CARACAS EN ALTA |
El arbusto solitario
Nathali Gómez
Las veces que me he aproximado a la montaña, a la altura de San Bernardino, he visto mucho más de cerca al arbusto misterioso y me he hecho la misma pregunta que me hago cuando estoy más lejos: ¿Por qué está plantado ahí solo sin otros árboles cercanos? Creo que nunca sabré la razón.
Mi horizonte cercano está marcado por el Ávila, pues vivo en el norte de la ciudad. Además del arbusto, suelo ver la neblina que desliza caprichosamente por su curvatura o el azul que promete el jugueteo de las olas, del otro lado. Es una extraña forma de comunicación que aún no sé qué pueda significar.
El primer domingo de este año decidí subir hasta donde el sol me lo permitiera. Siempre es necesario ver cómo vamos dejando la ciudad atrás, para entender su magnitud y nuestra pequeñez. Ningún mecanismo se para porque estamos a metros sobre el nivel del mar, viendo cómo se va la vida sin nosotros, de cierta forma.
Cuando bordeamos el camino de la montaña, Caracas parece sacada de un sueño en el que los rayos de luz se posan en la fachada de algún edificio, en un claro o en la fila de casas de un barrio. Sin el ruido de los carros y de la gente, la ciudad se extiende como un cuerpo anestesiado, sobre una camilla, para que la examinemos.
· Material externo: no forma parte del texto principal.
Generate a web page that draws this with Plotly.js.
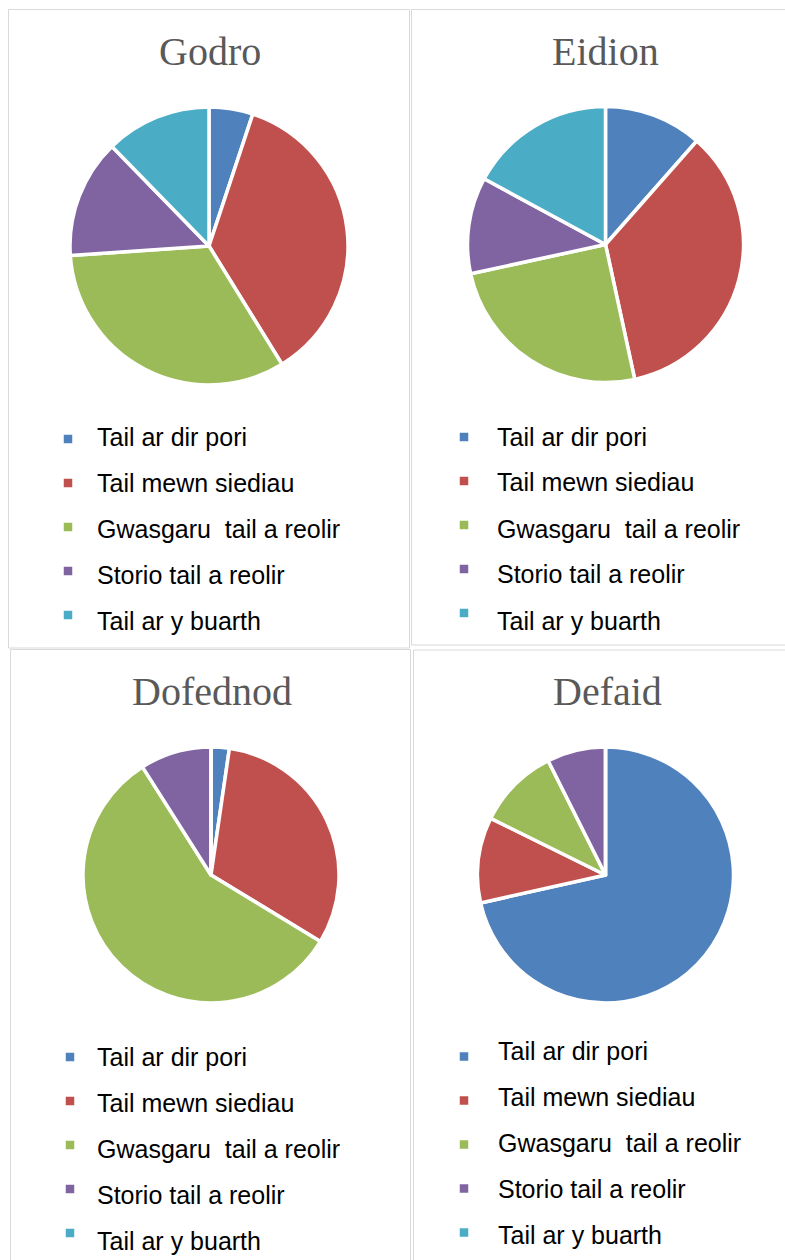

Dentro de esa ruptura en el espacio y tiempo que es el Ávila, las preocupaciones parecen centrarse en caminar, dejarse envolver por la vegetación y estar alerta ante cualquier desconocido que no esté en la misma sintonía, sobre todo si eres una mujer sola. No deja de ser Caracas, aunque estemos en sus contornos.
Más allá de la realidad, con la que siempre cargamos a cuestas, está esa oportunidad para perderse un poco y para pensarse fuera del entorno que nos hace ser nosotros.